*What you are asked to do:*
Filter the entries, keeping every line with the word "that".

*Provided information:*
※
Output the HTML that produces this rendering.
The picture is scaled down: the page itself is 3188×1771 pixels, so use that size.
※
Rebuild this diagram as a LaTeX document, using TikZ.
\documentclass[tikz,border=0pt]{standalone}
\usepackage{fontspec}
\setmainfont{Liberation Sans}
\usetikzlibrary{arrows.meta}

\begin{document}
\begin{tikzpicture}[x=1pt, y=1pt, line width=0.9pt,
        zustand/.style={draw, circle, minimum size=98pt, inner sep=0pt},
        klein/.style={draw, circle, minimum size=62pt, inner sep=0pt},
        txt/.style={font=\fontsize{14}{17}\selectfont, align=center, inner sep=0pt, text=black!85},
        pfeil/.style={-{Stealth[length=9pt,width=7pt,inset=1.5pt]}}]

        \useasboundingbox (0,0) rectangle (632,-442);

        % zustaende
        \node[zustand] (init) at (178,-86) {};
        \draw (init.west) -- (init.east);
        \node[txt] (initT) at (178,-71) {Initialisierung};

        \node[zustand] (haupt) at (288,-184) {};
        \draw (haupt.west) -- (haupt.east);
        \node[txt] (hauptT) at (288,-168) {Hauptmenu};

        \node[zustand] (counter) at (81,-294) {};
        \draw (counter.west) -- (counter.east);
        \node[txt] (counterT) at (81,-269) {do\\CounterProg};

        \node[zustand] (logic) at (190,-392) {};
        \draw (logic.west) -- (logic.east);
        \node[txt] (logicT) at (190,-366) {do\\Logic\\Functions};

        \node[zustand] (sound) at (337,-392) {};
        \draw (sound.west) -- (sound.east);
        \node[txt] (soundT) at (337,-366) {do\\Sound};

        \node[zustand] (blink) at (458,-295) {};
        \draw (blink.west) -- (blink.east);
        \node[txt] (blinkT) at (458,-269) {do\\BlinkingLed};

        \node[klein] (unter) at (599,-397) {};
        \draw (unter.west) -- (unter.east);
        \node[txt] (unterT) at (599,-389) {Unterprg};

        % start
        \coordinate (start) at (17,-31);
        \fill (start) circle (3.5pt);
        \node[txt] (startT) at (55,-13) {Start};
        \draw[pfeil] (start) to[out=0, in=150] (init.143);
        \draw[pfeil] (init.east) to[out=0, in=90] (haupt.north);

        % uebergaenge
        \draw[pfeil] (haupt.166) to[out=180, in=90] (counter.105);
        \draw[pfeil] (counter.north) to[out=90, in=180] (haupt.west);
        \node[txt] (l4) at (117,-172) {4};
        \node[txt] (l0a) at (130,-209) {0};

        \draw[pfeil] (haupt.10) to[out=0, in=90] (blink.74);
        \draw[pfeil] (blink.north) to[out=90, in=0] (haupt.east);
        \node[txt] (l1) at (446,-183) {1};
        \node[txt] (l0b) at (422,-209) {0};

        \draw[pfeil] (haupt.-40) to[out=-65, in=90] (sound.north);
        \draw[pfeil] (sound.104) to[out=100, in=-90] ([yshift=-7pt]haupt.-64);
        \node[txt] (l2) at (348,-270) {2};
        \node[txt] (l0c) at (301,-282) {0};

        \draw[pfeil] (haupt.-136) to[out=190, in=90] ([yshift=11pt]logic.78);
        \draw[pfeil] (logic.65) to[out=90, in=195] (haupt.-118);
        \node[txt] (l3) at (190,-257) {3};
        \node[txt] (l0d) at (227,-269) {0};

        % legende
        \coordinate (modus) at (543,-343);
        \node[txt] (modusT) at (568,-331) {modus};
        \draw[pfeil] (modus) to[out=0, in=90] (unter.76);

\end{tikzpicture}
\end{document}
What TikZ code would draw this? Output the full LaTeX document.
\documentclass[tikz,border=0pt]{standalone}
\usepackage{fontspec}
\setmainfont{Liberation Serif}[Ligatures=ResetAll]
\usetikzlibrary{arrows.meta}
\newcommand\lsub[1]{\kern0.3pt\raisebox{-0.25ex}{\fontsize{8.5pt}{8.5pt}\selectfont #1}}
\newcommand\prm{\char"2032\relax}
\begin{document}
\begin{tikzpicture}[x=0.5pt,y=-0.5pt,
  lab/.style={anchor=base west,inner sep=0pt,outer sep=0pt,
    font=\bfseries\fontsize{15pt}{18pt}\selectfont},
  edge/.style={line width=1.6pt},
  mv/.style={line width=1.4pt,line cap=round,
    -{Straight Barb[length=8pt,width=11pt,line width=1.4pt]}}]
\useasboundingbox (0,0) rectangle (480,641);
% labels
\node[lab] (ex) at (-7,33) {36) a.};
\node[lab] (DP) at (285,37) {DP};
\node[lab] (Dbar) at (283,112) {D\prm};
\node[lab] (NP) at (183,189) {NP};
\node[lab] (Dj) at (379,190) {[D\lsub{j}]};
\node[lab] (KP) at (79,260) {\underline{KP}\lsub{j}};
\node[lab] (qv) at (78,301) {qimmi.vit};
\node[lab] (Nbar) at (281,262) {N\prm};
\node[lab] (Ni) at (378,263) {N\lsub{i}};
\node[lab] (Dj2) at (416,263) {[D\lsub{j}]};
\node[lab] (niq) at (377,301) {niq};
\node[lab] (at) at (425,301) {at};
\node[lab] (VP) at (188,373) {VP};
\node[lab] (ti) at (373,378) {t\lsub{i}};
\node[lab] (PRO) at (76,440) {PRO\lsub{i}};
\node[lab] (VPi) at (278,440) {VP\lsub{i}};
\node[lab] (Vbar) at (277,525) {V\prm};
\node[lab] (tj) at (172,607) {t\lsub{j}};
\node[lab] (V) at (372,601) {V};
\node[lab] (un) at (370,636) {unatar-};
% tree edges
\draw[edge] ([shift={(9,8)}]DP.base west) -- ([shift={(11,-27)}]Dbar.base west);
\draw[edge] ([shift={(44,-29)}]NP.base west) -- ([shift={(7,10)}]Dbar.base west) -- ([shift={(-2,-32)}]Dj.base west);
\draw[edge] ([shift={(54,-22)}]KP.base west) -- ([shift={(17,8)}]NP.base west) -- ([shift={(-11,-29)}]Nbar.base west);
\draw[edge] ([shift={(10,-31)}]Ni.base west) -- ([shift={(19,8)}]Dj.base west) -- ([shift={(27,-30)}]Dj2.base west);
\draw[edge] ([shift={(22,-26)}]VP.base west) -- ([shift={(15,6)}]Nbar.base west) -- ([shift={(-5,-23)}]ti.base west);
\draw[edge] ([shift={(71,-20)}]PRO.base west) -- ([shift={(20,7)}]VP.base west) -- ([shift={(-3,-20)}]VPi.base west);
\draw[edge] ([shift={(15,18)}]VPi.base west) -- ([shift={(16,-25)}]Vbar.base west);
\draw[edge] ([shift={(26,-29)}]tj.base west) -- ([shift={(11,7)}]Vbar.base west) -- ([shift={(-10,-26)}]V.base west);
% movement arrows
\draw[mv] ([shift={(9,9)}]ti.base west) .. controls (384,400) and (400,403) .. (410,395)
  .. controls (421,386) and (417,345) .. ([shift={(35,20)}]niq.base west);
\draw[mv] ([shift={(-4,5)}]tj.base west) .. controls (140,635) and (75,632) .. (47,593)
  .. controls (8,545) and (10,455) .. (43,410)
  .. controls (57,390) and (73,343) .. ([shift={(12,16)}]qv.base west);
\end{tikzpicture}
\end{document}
※
*Response to this task:*
Output the HTML that produces this rendering.
The picture is scaled down: the page itself is 3188×1771 pixels, so use that size.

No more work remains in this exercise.